Reproduce the material below line by line, beginning with its first line and ending with the line that contains "const BAND = (PLOT_RIGHT"; leave out pictures.
[START OF MATERIAL PROVIDED]
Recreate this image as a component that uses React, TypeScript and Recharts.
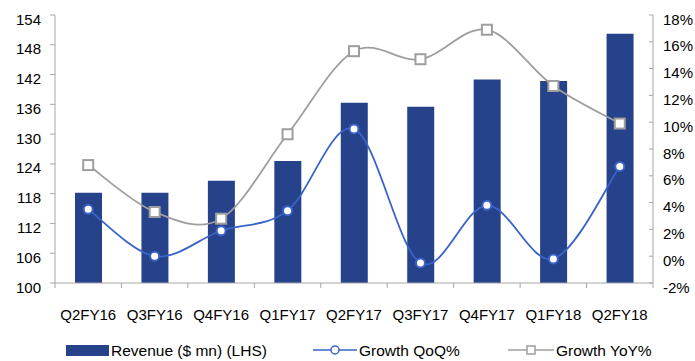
import React from 'react';
import {
  ComposedChart,
  Bar,
  Line,
  XAxis,
  YAxis,
  Legend,
} from 'recharts';

const categories = ['Q2FY16', 'Q3FY16', 'Q4FY16', 'Q1FY17', 'Q2FY17', 'Q3FY17', 'Q4FY17', 'Q1FY18', 'Q2FY18'];
const revenue = [118.2, 118.2, 120.6, 124.6, 136.3, 135.5, 141.0, 140.7, 150.2];
const growthQoQ = [3.5, 0.0, 1.9, 3.4, 9.5, -0.5, 3.8, -0.2, 6.7];
const growthYoY = [6.8, 3.3, 2.8, 9.1, 15.3, 14.7, 16.9, 12.7, 9.9];
const leftTicks = [100, 106, 112, 118, 124, 130, 136, 142, 148, 154];
const rightTicks = [-2, 0, 2, 4, 6, 8, 10, 12, 14, 16, 18];

const chartData = categories.map((name, i) => ({
  name,
  revenue: revenue[i],
  qoq: growthQoQ[i],
  yoy: growthYoY[i],
}));

const FONT = '"Liberation Sans", Arial, sans-serif';
const AXIS = '#a6a6a6';
const BAR = '#26428b';
const BLUE = '#3a63c8';
const GREY = '#9e9e9e';

const PLOT_LEFT = 55;
const PLOT_RIGHT = 653;
const BAND = (PLOT_RIGHT - PLOT_LEFT) / categories.length;

// excel style smoothing (catmull-rom through the points)
const excelSmooth = (context: any) => {
  let pts: number[][] = [];
  return {
    areaStart() {},
    areaEnd() {},
    lineStart() {
      pts = [];
    },
    point(x: number, y: number) {
      pts.push([+x, +y]);
    },
    lineEnd() {
      if (!pts.length) return;
      context.moveTo(pts[0][0], pts[0][1]);
      for (let i = 0; i < pts.length - 1; i++) {
        const p0 = pts[i - 1] || pts[i];
        const p1 = pts[i];
        const p2 = pts[i + 1];
        const p3 = pts[i + 2] || p2;
        context.bezierCurveTo(
          p1[0] + (p2[0] - p0[0]) / 6,
          p1[1] + (p2[1] - p0[1]) / 6,
          p2[0] - (p3[0] - p1[0]) / 6,
          p2[1] - (p3[1] - p1[1]) / 6,
          p2[0],
          p2[1]
        );
      }
    },
  };
};

const XTick = (props: any) => {
  const { x, y, payload, index } = props;
  return (
    <g>
      <line x1={x - BAND / 2} y1={y} x2={x - BAND / 2} y2={y + 5} stroke={AXIS} />
      {index === categories.length - 1 && (
        <line x1={x + BAND / 2} y1={y} x2={x + BAND / 2} y2={y + 5} stroke={AXIS} />
      )}
      <text x={x} y={y + 31} textAnchor="middle" dominantBaseline="central" fontSize={15} fontFamily={FONT} fill="#000">
        {payload.value}
      </text>
    </g>
  );
};

const LeftTick = (props: any) => {
  const { y, payload } = props;
  return (
    <g>
      <line x1={PLOT_LEFT - 5} y1={y} x2={PLOT_LEFT} y2={y} stroke={AXIS} />
      <text x={PLOT_LEFT - 14} y={y + 4} textAnchor="end" dominantBaseline="central" fontSize={15} fontFamily={FONT} fill="#000">
        {payload.value}
      </text>
    </g>
  );
};

const RightTick = (props: any) => {
  const { y, payload } = props;
  return (
    <g>
      <line x1={PLOT_RIGHT - 4} y1={y} x2={PLOT_RIGHT} y2={y} stroke={AXIS} />
      <text x={PLOT_RIGHT + 10} y={y + 4} textAnchor="start" dominantBaseline="central" fontSize={15} fontFamily={FONT} fill="#000">
        {`${payload.value}%`}
      </text>
    </g>
  );
};

const SquareDot = (props: any) => {
  const { cx, cy, index } = props;
  return (
    <rect key={`sq-${index}`} x={cx - 5} y={cy - 5} width={10} height={10} fill="#fff" stroke={GREY} strokeWidth={2} />
  );
};

const renderLegend = () => (
  <svg width={695} height={26} style={{ display: 'block' }}>
    <rect x={66} y={10} width={43} height={11} fill={BAR} />
    <text x={111} y={15} dominantBaseline="central" fontSize={15.5} fontFamily={FONT} fill="#000">
      Revenue ($ mn) (LHS)
    </text>
    <line x1={313} y1={15} x2={357} y2={15} stroke={BLUE} strokeWidth={1.5} />
    <circle cx={335} cy={15} r={4} fill="#fff" stroke={BLUE} strokeWidth={1.5} />
    <text x={359} y={15} dominantBaseline="central" fontSize={15.5} fontFamily={FONT} fill="#000">
      Growth QoQ%
    </text>
    <line x1={508} y1={15} x2={554} y2={15} stroke={GREY} strokeWidth={1.5} />
    <rect x={527} y={11} width={8} height={8} fill="#fff" stroke={GREY} strokeWidth={1.5} />
    <text x={556} y={15} dominantBaseline="central" fontSize={15.5} fontFamily={FONT} fill="#000">
      Growth YoY%
    </text>
  </svg>
);

export default function App() {
  return (
    <div style={{ position: 'absolute', left: 0, top: 0, width: 695, height: 361, background: '#fff' }}>
      <ComposedChart
        width={695}
        height={361}
        data={chartData}
        margin={{ top: 15, right: 0, bottom: 0, left: 0 }}
        barSize={27}
      >
        <XAxis
          dataKey="name"
          height={52}
          stroke={AXIS}
          tickLine={false}
          tickSize={0}
          tickMargin={0}
          interval={0}
          tick={<XTick />}
        />
        <YAxis
          yAxisId="left"
          width={55}
          domain={[100, 154]}
          ticks={leftTicks}
          stroke={AXIS}
          tickLine={false}
          tickSize={0}
          tickMargin={0}
          interval={0}
          tick={<LeftTick />}
        />
        <YAxis
          yAxisId="right"
          orientation="right"
          width={42}
          domain={[-2, 18]}
          ticks={rightTicks}
          stroke={AXIS}
          tickLine={false}
          tickSize={0}
          tickMargin={0}
          interval={0}
          tick={<RightTick />}
        />
        <Legend
          verticalAlign="bottom"
          height={26}
          content={renderLegend}
          wrapperStyle={{ left: 0, bottom: 0, width: 695, height: 26 }}
        />
        <Bar yAxisId="left" dataKey="revenue" fill={BAR} isAnimationActive={false} />
        <Line
          yAxisId="right"
          dataKey="qoq"
          type={excelSmooth as any}
          stroke={BLUE}
          strokeWidth={1.8}
          dot={{ r: 4.5, fill: '#fff', stroke: BLUE, strokeWidth: 2 }}
          activeDot={false}
          isAnimationActive={false}
        />
        <Line
          yAxisId="right"
          dataKey="yoy"
          type={excelSmooth as any}
          stroke={GREY}
          strokeWidth={1.8}
          dot={<SquareDot />}
          activeDot={false}
          isAnimationActive={false}
        />
      </ComposedChart>
    </div>
  );
}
[END OF MATERIAL PROVIDED]
» TASK OUTPUT
Recreate this image as a component that uses React, TypeScript and Recharts.
import React from 'react';
import {
  ComposedChart,
  Bar,
  Line,
  XAxis,
  YAxis,
  Legend,
} from 'recharts';

const categories = ['Q2FY16', 'Q3FY16', 'Q4FY16', 'Q1FY17', 'Q2FY17', 'Q3FY17', 'Q4FY17', 'Q1FY18', 'Q2FY18'];
const revenue = [118.2, 118.2, 120.6, 124.6, 136.3, 135.5, 141.0, 140.7, 150.2];
const growthQoQ = [3.5, 0.0, 1.9, 3.4, 9.5, -0.5, 3.8, -0.2, 6.7];
const growthYoY = [6.8, 3.3, 2.8, 9.1, 15.3, 14.7, 16.9, 12.7, 9.9];
const leftTicks = [100, 106, 112, 118, 124, 130, 136, 142, 148, 154];
const rightTicks = [-2, 0, 2, 4, 6, 8, 10, 12, 14, 16, 18];

const chartData = categories.map((name, i) => ({
  name,
  revenue: revenue[i],
  qoq: growthQoQ[i],
  yoy: growthYoY[i],
}));

const FONT = '"Liberation Sans", Arial, sans-serif';
const AXIS = '#a6a6a6';
const BAR = '#26428b';
const BLUE = '#3a63c8';
const GREY = '#9e9e9e';

const PLOT_LEFT = 55;
const PLOT_RIGHT = 653;
const BAND = (PLOT_RIGHT - PLOT_LEFT) / categories.length;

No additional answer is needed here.